I expressed some astonishment that there is such a thing as a qualification in cake decorating. He expressed some astonishment that I should be astonished. Cake decorating is a complicated thing. But his speciality is cheesecake. And he’s very good at bread. Having baked my first loaf two weeks ago, I asked for tips. He said you should knead it for 15 minutes “so you get muscles like Schwarzenegger”, let it prove for an hour or so, then take it out again and knead it some more.

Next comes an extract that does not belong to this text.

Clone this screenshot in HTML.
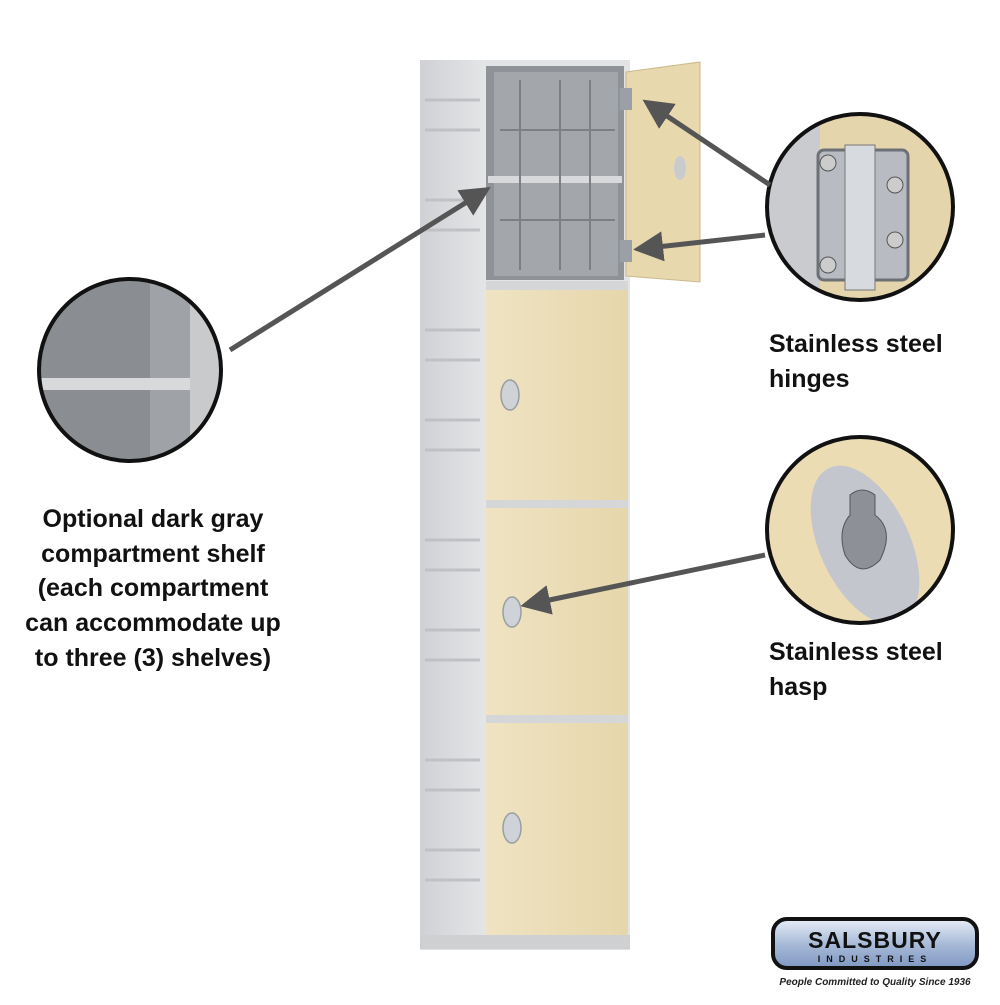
<!DOCTYPE html>
<html><head><meta charset="utf-8"><style>
html,body{margin:0;padding:0;background:#fff}
svg text{font-family:"Liberation Sans",sans-serif;font-weight:bold}
</style></head><body>
<svg width="1000" height="1000" viewBox="0 0 1000 1000" xmlns="http://www.w3.org/2000/svg">
<defs>
<linearGradient id="side" x1="0" x2="1"><stop offset="0" stop-color="#cfd1d4"/><stop offset="1" stop-color="#e4e5e7"/></linearGradient>
<linearGradient id="door" x1="0" x2="1"><stop offset="0" stop-color="#efe3c2"/><stop offset="1" stop-color="#e6d6ab"/></linearGradient>
<linearGradient id="logo" x1="0" y1="0" x2="0" y2="1"><stop offset="0" stop-color="#e8eef8"/><stop offset="0.5" stop-color="#a9bbd8"/><stop offset="1" stop-color="#7f97c2"/></linearGradient>
<marker id="ah" markerWidth="6" markerHeight="6" refX="3" refY="3" orient="auto" markerUnits="strokeWidth"><path d="M0,0 L6,3 L0,6 z" fill="#555"/></marker>
<clipPath id="c1"><circle cx="130" cy="370" r="90"/></clipPath>
<clipPath id="c2"><circle cx="860" cy="207" r="92"/></clipPath>
<clipPath id="c3"><circle cx="860" cy="530" r="92"/></clipPath>
</defs>
<!-- locker -->
<rect x="420" y="60" width="210" height="890" fill="#e2e3e5"/>
<rect x="420" y="60" width="66" height="878" fill="url(#side)"/>
<g stroke="#bfc1c4" stroke-width="3" fill="none">
<path d="M425 100 h55 M425 130 h55 M425 200 h55 M425 230 h55 M425 330 h55 M425 360 h55 M425 420 h55 M425 450 h55 M425 540 h55 M425 570 h55 M425 630 h55 M425 660 h55 M425 760 h55 M425 790 h55 M425 850 h55 M425 880 h55"/>
</g>
<rect x="486" y="66" width="138" height="214" fill="#8f9296"/>
<rect x="494" y="72" width="124" height="204" fill="#a3a6aa"/>
<rect x="488" y="176" width="134" height="7" fill="#d8d9db"/>
<g stroke="#7c7f83" stroke-width="2"><path d="M520 80v190 M560 80v190 M590 80v190 M500 130h115 M500 220h115"/></g>
<rect x="486" y="281" width="142" height="9" fill="#d5d6d8"/>
<rect x="486" y="290" width="142" height="210" fill="url(#door)"/>
<rect x="486" y="500" width="142" height="8" fill="#d5d6d8"/>
<rect x="486" y="508" width="142" height="207" fill="url(#door)"/>
<rect x="486" y="715" width="142" height="8" fill="#d5d6d8"/>
<rect x="486" y="723" width="142" height="212" fill="url(#door)"/>
<rect x="420" y="935" width="210" height="14" fill="#cfd0d2"/>
<g fill="#cfd2d6" stroke="#9a9da1" stroke-width="1.5">
<ellipse cx="510" cy="395" rx="9" ry="15"/><ellipse cx="512" cy="612" rx="9" ry="15"/><ellipse cx="512" cy="828" rx="9" ry="15"/>
</g>
<!-- open door -->
<path d="M626 72 L700 62 L700 282 L626 276 z" fill="#e8d8ae" stroke="#cbb98c"/>
<rect x="620" y="88" width="12" height="22" fill="#9aa0a6"/><rect x="620" y="240" width="12" height="22" fill="#9aa0a6"/>
<ellipse cx="680" cy="168" rx="6" ry="12" fill="#c9cbcf"/>
<!-- circles -->
<g clip-path="url(#c1)"><rect x="30" y="270" width="200" height="200" fill="#6f7276"/>
<rect x="40" y="270" width="190" height="200" fill="#8a8d91"/><rect x="150" y="280" width="40" height="190" fill="#9fa2a6"/>
<rect x="30" y="378" width="200" height="12" fill="#d8d9db"/><rect x="190" y="270" width="40" height="200" fill="#c9cacc"/></g>
<circle cx="130" cy="370" r="91" fill="none" stroke="#111" stroke-width="4"/>
<g clip-path="url(#c2)"><rect x="760" y="110" width="200" height="200" fill="#e4d5ad"/>
<rect x="760" y="110" width="60" height="200" fill="#c9cbcf"/>
<rect x="818" y="150" width="90" height="130" rx="6" fill="#b8bcc2" stroke="#6d7075" stroke-width="3"/>
<rect x="845" y="145" width="30" height="145" fill="#d7dade" stroke="#777"/>
<circle cx="828" cy="163" r="8" fill="#ccc" stroke="#555"/><circle cx="828" cy="265" r="8" fill="#ccc" stroke="#555"/>
<circle cx="895" cy="185" r="8" fill="#ccc" stroke="#555"/><circle cx="895" cy="240" r="8" fill="#ccc" stroke="#555"/></g>
<circle cx="860" cy="207" r="93" fill="none" stroke="#111" stroke-width="4"/>
<g clip-path="url(#c3)"><rect x="760" y="430" width="200" height="200" fill="#ecdcb4"/>
<ellipse cx="865" cy="545" rx="45" ry="85" transform="rotate(-25 865 545)" fill="#c3c7cd"/>
<path d="M850 495 q12 -10 25 0 v20 q20 15 5 45 q-20 20 -35 -5 q-8 -25 5 -40 z" fill="#8d9197" stroke="#555"/></g>
<circle cx="860" cy="530" r="93" fill="none" stroke="#111" stroke-width="4"/>
<!-- arrows -->
<g stroke="#555" stroke-width="5" fill="none" marker-end="url(#ah)">
<line x1="230" y1="350" x2="478" y2="195"/>
<line x1="770" y1="185" x2="655" y2="108"/>
<line x1="765" y1="235" x2="648" y2="248"/>
<line x1="765" y1="555" x2="535" y2="603"/>
</g>
<!-- text -->
<g font-size="25" fill="#111">
<text x="153" y="527" text-anchor="middle">Optional dark gray</text>
<text x="153" y="562" text-anchor="middle">compartment shelf</text>
<text x="153" y="596" text-anchor="middle">(each compartment</text>
<text x="153" y="631" text-anchor="middle">can accommodate up</text>
<text x="153" y="666" text-anchor="middle">to three (3) shelves)</text>
<text x="769" y="352">Stainless steel</text>
<text x="769" y="387">hinges</text>
<text x="769" y="660">Stainless steel</text>
<text x="769" y="695">hasp</text>
</g>
<!-- logo -->
<rect x="773" y="919" width="204" height="49" rx="14" fill="url(#logo)" stroke="#111" stroke-width="4"/>
<text x="875" y="948" text-anchor="middle" font-size="23" fill="#111" letter-spacing="1">SALSBURY</text>
<text x="875" y="962" text-anchor="middle" font-size="9" fill="#111" letter-spacing="6">INDUSTRIES</text>
<text x="875" y="985" text-anchor="middle" font-size="10" font-style="italic" font-weight="normal" fill="#222">People Committed to Quality Since 1936</text>
</svg>
</body></html>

I said, are knuckles best?
Well, he said, “some people think so. But I do it like this.” And he demonstrated in the middle lane of the M1 by taking his hands off the steering wheel and kneading an imaginary pile of dough with the base of his hands. Despite this we arrived at the garage five minutes before it closed, having done 75 miles in a flatbed truck in an hour without speeding and while getting some top baking tips. Russell said, “You’ve got me going now. I might have to bake some cakes for my mum.” And I will bake some bread, Russell-style, though without the steering wheel.